La Russie, qui traque si durement les derniers uniates, s’unira-t-elle un jour elle-même à Rome ? Il est des catholiques, il est des Russes même qui n’en désespèrent point. Le grand patriote slave, l’évêque Strossmayer, n’est pas seul à l’avoir rêvé. Un Moscovite orthodoxe, M. Vladimir Solovief, y voit la vocation providentielle de la Russie. N’est-elle pas manifestement prédestinée à réconcilier l’Orient et l’Occident, et, comme le voulaient Aksakof et les slavophiles, à fonder une culture chrétienne vraiment œcuménique, ni latine, ni byzantine ? Elle est la « troisième Rome » qui doit réunir en elle les deux autres. À elle de faire tomber le mur huit ou neuf fois séculaire qui coupe en deux l’Église.

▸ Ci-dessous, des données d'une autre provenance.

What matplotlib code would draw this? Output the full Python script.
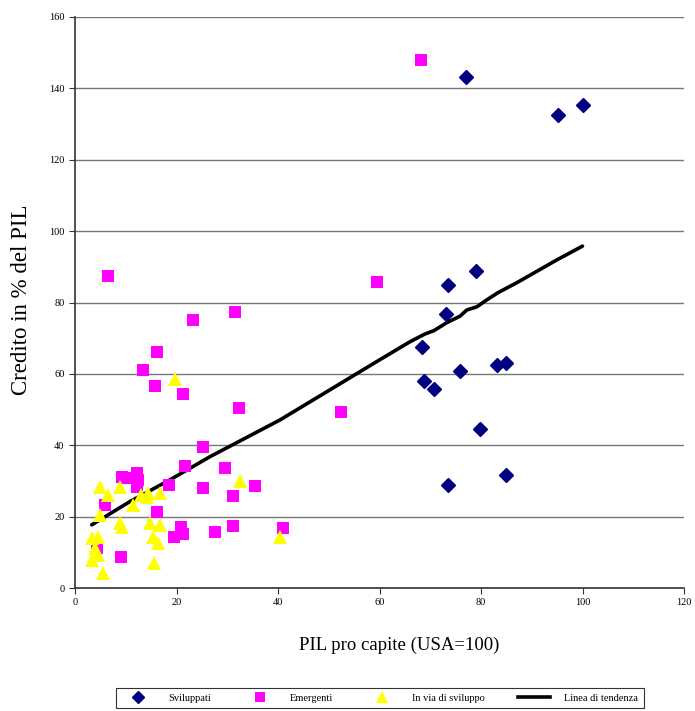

Ainsi seulement s’accomplira la mission universelle qu’elle aime à s’attribuer[1]. Rapprocher les deux Églises, ce ne serait pas abandonner la tradition slave, ce serait la renouer, car Cyrille et Méthode, les frères apôtres dont les Slaves, grecs ou latins, fêtaient à l’envi le dixième centenaire, étaient en communion avec Rome, et Rome garde encore les os de saint Cyrille.

À l’Union, la Russie, peut-on dire, trouverait un avantage

  1. Vladimir Solovief : Istoriia i Boudouchtchnost Teokratii, Agram, 1887 ; — L’idée russe, Paris, 1888 ; — La Russie et l’Église universelle, Paris, 1889. — Cf. O tserkvi, istoritch, otcherk, ouvrage anonyme, Berlin, 1888.